Apr 1, 2015

IR - One Definition A Day: Geopolitics


One Definition a Day: Geopolitics

"Geopolitics is a method of foreign policy analysis which seeks to understand, explain and predict international political behaviour primarily in terms of geographical variables, such as location, size, climate, topography, demography, natural resources and technological development and potential. Political identity and action is thus seen to be (more or less) determined by geography.

According to Harold Sprout in a seminal article (1963) the word 'geopolitics' is a loose translation of the German word 'Geopolitik' which meant the expoitation of knowledge to serve the purposes of a national regime. In other words, German geopolicy was an overt and subjective policy science designed to further the nationalistic interests of the state. 

In this way, it came to be associated with justifying the aggressive posture of the Third Reich. This identification has had an unfortunate effect on the study of geopolitics, particularly in the English-speaking world, where the concept of 'Lebensraum' came to be seen as having a malign and sinister effect on German policy. 

Many concluded that the study of geography in conjunction with politics meant an obsession with strategy, which in turn meant a predilection for war and conquest. 
The German study of geopolitics as a pseudo-science is associated with the work of R.J. Kjellen, Friedrich Ratzel and more especially with the founding in 1924 of the Institute of Geopolitics in Munich under Karl Hausfofer. 

Haushofer had strong links with the Nazi party and after Hitler's rise to power in 1933, he became an influential academic policy adviser. Because Haushofer and the Munich Institute were regarded as exploiting geographical concepts for specific power-politicial purposes, the whole enterprise was frowned upon in UK and US academic circles, where the term 'political geography' was preferred to the more value-laden 'geopolitics'. [..]
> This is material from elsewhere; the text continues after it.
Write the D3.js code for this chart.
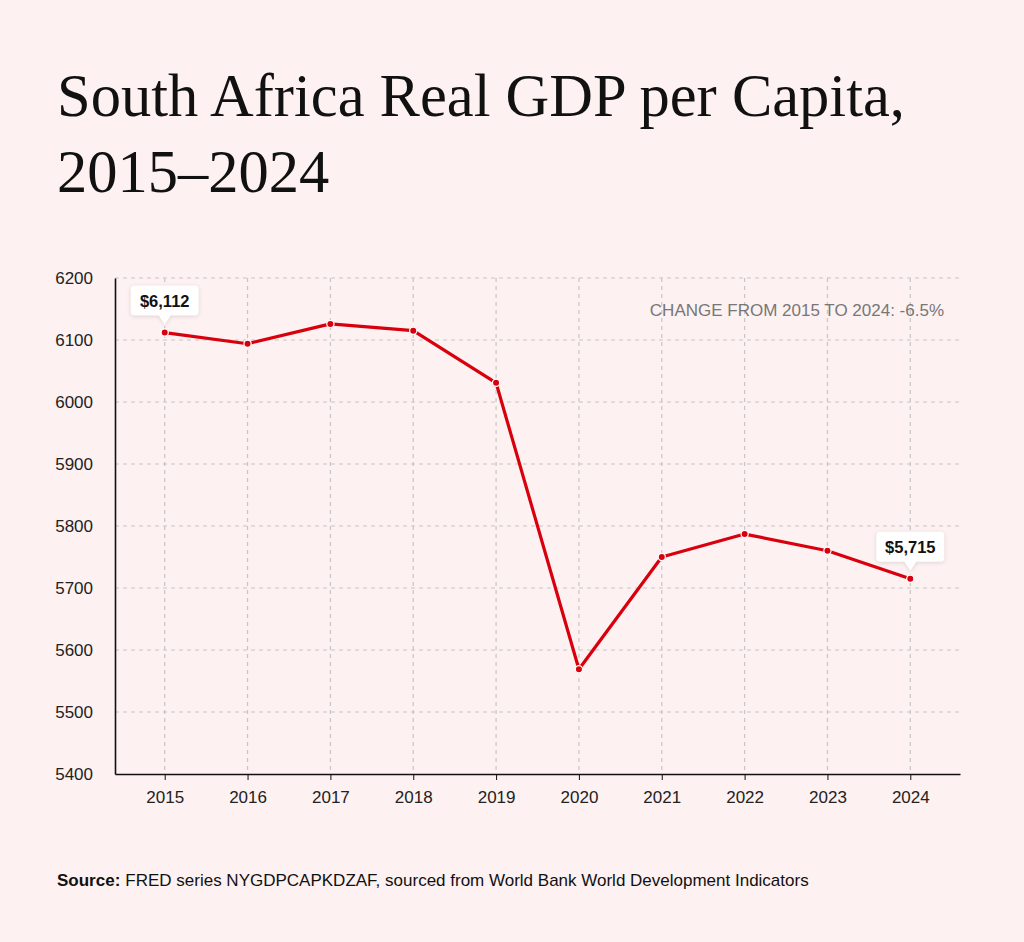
<!DOCTYPE html>
<html>
<head>
<meta charset="utf-8">
<script src="https://cdn.jsdelivr.net/npm/d3@7"></script>
<style>
  html, body { margin: 0; padding: 0; background: #fdf1f1; }
  svg { display: block; font-family: "Liberation Sans", Arial, sans-serif; }
  .title { font-family: "Liberation Serif", "Times New Roman", serif; font-size: 60.5px; fill: #111; }
  .grid line { stroke: #c6c6c6; stroke-dasharray: 4,4; stroke-width: 1.2; }
  .axis text { font-size: 17px; fill: #222; }
  .axis path, .axis line { stroke: #111; }
</style>
</head>
<body>
<svg id="chart" width="1024" height="942"></svg>
<script>
// data
const years = [2015, 2016, 2017, 2018, 2019, 2020, 2021, 2022, 2023, 2024];
const gdp = [6112, 6094, 6126, 6115, 6031, 5569, 5750, 5787, 5760, 5715];
const yTicks = [5400, 5500, 5600, 5700, 5800, 5900, 6000, 6100, 6200];
const callouts = [2015, 2024];

const W = 1024, H = 942;
const margin = {top: 278, right: 64, bottom: 168, left: 115};
const svg = d3.select("#chart");

svg.append("rect").attr("width", W).attr("height", H).attr("fill", "#fdf1f1");

// title
const title = svg.append("text").attr("class", "title").attr("x", 57).attr("y", 116);
title.append("tspan").attr("x", 57).text("South Africa Real GDP per Capita,");
title.append("tspan").attr("x", 57).attr("dy", 76).text("2015\u20132024");

const x = d3.scalePoint()
    .domain(years)
    .range([margin.left, W - margin.right])
    .padding(0.6);

const y = d3.scaleLinear()
    .domain([5400, 6200])
    .range([H - margin.bottom, margin.top]);

// grid
const grid = svg.append("g").attr("class", "grid");
grid.selectAll(".h").data(yTicks.slice(1)).join("line")
    .attr("x1", margin.left).attr("x2", W - margin.right)
    .attr("y1", d => y(d)).attr("y2", d => y(d));
grid.selectAll(".v").data(years).join("line")
    .attr("x1", d => x(d)).attr("x2", d => x(d))
    .attr("y1", margin.top).attr("y2", H - margin.bottom);

// axes
const yAxis = svg.append("g").attr("class", "axis")
    .attr("transform", `translate(${margin.left},0)`)
    .call(d3.axisLeft(y).tickValues(yTicks).tickSize(0).tickPadding(22).tickFormat(d3.format("d")));
yAxis.select(".domain").attr("stroke-width", 1.6);

const xAxis = svg.append("g").attr("class", "axis")
    .attr("transform", `translate(0,${H - margin.bottom})`)
    .call(d3.axisBottom(x).tickSize(6).tickPadding(11).tickSizeOuter(0));
xAxis.select(".domain").attr("stroke-width", 1.6);

// line
const line = d3.line()
    .x((d, i) => x(years[i]))
    .y(d => y(d));

svg.append("path")
    .datum(gdp)
    .attr("fill", "none")
    .attr("stroke", "#d9000d")
    .attr("stroke-width", 3.2)
    .attr("stroke-linejoin", "round")
    .attr("d", line);

svg.selectAll(".dot").data(gdp).join("circle")
    .attr("cx", (d, i) => x(years[i]))
    .attr("cy", d => y(d))
    .attr("r", 3.6)
    .attr("fill", "#d9000d")
    .attr("stroke", "#fff")
    .attr("stroke-width", 1.2);

// callout boxes
const fmt = d3.format("$,");
callouts.forEach(yr => {
    const i = years.indexOf(yr);
    const cx = x(yr), cy = y(gdp[i]);
    const g = svg.append("g").attr("transform", `translate(${cx},${cy - 8})`);
    const bw = 68, bh = 30;
    g.append("path")
        .attr("d", `M${-bw/2 + 4},${-bh - 9} H${bw/2 - 4} Q${bw/2},${-bh - 9} ${bw/2},${-bh - 5} V${-13} Q${bw/2},${-9} ${bw/2 - 4},${-9} H6 L0,0 L-6,-9 H${-bw/2 + 4} Q${-bw/2},-9 ${-bw/2},-13 V${-bh - 5} Q${-bw/2},${-bh - 9} ${-bw/2 + 4},${-bh - 9} Z`)
        .attr("fill", "#fff")
        .style("filter", "drop-shadow(0 1px 2px rgba(0,0,0,0.12))");
    g.append("text")
        .attr("x", 0).attr("y", -18)
        .attr("text-anchor", "middle")
        .attr("font-size", 16.5).attr("font-weight", "bold").attr("fill", "#111")
        .text(fmt(gdp[i]));
});

// change annotation
const change = (gdp[gdp.length - 1] / gdp[0] - 1) * 100;
svg.append("text")
    .attr("x", 944).attr("y", 316)
    .attr("text-anchor", "end")
    .attr("font-size", 17).attr("fill", "#777")
    .text(`CHANGE FROM ${years[0]} TO ${years[years.length - 1]}: ${change.toFixed(1)}%`);

// source
const src = svg.append("text").attr("x", 57).attr("y", 886).attr("font-size", 17).attr("fill", "#111");
src.append("tspan").attr("font-weight", "bold").text("Source:");
src.append("tspan").attr("dx", 5).text("FRED series NYGDPCAPKDZAF, sourced from World Bank World Development Indicators");
</script>
</body>
</html>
Geopolitical hypotheses connecting climate (i.e. recurring patterns of weather) to political behaviour have a long history stretching back at least to the ancient Greeks. It is known, for example, that both Hippocrates (400 BC) and Aristotle (300 BC) made correlations between climate and human behaviour. It is a commonplace assumption (though no more than that) that the Mediterranean and milder North temperate climates are more conclusive to the development of civilisation and rapid technological growth than the more equatorial or Artic conditions that prevail elsewhere. Therefore, cyclical fluctuations in climate are important (though not fully understood) variables in predicting political behaviour. 

This, of course, is why all states are concerned about the scientific possibility of effecting weather-controlling schemes; the geopolitical consequences are potentially enormous. 
Other hypotheses commonly advanced concern the distribution of natural resources and population distribution. 
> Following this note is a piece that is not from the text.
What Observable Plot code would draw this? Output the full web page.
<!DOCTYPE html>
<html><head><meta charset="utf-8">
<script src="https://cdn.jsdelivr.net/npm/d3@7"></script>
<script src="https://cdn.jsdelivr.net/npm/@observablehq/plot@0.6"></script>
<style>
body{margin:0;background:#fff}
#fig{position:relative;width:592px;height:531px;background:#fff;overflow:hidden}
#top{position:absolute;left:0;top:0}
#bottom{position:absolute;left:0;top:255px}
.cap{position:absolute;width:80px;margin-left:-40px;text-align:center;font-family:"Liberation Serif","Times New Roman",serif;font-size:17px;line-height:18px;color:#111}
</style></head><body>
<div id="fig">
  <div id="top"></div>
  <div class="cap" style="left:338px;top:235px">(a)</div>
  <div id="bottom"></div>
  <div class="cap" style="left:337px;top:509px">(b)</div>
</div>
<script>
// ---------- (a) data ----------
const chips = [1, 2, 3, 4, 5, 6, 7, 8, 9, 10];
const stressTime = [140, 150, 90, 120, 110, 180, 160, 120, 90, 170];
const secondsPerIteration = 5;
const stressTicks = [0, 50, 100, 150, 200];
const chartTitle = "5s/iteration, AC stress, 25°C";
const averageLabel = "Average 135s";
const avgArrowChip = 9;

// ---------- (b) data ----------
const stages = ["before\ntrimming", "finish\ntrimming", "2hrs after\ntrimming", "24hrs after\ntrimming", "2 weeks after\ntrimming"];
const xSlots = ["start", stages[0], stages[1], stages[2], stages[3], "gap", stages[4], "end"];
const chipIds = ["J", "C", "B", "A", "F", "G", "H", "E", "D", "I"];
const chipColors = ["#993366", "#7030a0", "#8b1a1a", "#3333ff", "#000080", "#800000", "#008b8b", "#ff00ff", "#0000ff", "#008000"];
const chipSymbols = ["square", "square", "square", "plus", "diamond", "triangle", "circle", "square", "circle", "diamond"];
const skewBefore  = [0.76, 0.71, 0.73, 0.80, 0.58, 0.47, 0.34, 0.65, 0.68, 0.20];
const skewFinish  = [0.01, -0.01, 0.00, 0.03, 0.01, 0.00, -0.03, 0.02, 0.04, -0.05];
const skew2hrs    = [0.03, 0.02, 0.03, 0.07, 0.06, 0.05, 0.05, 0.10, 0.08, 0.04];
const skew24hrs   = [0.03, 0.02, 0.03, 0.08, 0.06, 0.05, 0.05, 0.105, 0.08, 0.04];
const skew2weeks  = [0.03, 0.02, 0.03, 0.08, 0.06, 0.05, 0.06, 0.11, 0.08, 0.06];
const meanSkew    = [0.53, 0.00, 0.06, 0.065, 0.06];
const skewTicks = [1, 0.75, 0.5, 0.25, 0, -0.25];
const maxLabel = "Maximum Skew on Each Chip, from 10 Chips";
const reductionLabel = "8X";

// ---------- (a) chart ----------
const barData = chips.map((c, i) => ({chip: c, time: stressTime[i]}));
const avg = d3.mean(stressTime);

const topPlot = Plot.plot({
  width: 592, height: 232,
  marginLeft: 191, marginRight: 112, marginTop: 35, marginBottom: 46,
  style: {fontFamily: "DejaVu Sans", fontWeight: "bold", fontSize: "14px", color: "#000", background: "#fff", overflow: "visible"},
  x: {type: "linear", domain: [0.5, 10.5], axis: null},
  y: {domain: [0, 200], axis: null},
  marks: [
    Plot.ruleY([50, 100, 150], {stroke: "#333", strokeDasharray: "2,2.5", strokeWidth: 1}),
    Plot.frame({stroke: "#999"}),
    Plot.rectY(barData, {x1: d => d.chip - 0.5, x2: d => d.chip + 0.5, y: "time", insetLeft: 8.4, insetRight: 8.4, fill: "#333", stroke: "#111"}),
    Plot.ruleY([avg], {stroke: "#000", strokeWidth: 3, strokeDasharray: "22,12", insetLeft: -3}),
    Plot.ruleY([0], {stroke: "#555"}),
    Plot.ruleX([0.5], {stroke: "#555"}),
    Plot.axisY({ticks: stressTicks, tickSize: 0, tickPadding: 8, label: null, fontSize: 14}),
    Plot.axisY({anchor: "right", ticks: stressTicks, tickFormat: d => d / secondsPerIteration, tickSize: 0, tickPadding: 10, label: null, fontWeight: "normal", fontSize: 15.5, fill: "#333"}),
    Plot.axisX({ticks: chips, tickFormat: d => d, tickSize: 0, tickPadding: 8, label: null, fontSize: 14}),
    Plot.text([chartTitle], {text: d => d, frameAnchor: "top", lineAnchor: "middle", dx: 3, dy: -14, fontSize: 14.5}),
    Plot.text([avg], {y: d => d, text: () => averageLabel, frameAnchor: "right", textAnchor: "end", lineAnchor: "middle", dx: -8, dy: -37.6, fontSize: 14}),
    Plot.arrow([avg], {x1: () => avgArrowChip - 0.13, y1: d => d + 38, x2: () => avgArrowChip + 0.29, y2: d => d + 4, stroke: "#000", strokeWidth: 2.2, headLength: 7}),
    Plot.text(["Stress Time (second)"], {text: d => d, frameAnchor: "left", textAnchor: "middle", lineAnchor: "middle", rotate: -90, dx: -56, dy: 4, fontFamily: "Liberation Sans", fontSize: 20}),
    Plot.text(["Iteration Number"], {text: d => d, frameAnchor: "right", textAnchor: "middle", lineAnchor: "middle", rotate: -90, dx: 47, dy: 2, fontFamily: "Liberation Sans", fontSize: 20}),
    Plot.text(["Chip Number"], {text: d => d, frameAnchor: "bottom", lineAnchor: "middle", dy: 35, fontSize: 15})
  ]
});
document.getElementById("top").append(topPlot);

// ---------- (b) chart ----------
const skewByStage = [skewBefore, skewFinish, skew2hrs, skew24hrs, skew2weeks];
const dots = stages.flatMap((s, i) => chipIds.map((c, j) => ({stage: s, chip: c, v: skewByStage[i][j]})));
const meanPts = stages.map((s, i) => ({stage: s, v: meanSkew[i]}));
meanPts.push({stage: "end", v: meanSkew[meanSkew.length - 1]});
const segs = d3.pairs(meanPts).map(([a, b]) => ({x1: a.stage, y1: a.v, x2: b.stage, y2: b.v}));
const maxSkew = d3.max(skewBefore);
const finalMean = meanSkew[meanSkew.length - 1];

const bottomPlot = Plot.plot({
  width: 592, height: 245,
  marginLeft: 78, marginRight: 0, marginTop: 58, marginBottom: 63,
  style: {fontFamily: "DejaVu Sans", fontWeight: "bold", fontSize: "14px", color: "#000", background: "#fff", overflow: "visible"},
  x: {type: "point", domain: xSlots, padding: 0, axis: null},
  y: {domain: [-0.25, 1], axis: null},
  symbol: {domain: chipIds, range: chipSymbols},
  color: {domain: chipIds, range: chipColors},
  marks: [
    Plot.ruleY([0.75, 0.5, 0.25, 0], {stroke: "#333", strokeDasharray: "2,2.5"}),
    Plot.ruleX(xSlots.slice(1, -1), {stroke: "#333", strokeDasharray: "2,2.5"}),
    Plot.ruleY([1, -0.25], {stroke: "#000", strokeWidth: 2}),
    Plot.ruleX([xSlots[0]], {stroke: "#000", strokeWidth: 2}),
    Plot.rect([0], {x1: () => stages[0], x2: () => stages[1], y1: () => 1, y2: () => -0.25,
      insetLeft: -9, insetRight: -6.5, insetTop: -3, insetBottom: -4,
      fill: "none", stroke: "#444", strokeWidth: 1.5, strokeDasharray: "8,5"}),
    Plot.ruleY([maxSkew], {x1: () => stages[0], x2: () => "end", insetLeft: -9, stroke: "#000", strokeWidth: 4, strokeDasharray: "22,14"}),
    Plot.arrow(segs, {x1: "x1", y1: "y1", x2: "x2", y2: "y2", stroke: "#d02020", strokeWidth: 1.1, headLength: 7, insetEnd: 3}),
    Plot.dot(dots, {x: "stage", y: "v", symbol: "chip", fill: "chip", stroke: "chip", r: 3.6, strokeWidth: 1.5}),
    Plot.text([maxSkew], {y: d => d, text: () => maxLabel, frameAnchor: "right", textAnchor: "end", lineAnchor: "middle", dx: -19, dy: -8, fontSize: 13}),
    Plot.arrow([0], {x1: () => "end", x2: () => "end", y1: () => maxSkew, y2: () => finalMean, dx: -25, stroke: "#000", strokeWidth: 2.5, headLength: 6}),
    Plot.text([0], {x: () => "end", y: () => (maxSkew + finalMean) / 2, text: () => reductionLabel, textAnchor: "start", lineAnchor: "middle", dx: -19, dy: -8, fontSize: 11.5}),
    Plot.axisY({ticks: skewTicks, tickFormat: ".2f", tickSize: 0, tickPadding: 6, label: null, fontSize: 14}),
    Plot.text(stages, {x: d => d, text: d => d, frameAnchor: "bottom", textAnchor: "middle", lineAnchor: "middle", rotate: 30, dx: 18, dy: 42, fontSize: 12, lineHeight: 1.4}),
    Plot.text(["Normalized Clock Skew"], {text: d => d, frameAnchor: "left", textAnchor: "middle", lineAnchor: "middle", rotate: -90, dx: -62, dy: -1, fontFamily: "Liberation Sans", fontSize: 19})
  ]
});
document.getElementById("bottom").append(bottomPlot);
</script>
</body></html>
Again neither are conclusive although it is assumed as a rule of thumb that the state power is directly related to the ability to convert raw material into military instruments of statecraft, and also that sheer manpower can be decisive. ('God is on the side of the big battalions'). 
However technological expertise and knowledge can and do whittle away at these premises.

The term geopolitics has now acquired some academic respectability although the subject is still not central to mainline international politics courses. In the US especially, it has had a number of outstanding practitioners, including H. & Ms. Sprout, J. Hertz and N. J. Spykman. It is still a somewhat neglected field but it has seen something of a revival in the area of military/defense analysis. 

One of the major pitfalls associated with the approach has been its avowedly determinist character, although its more sophisticated adherents now stress that their hypotheses are 'possibilistic' rather than 'probabilistic'.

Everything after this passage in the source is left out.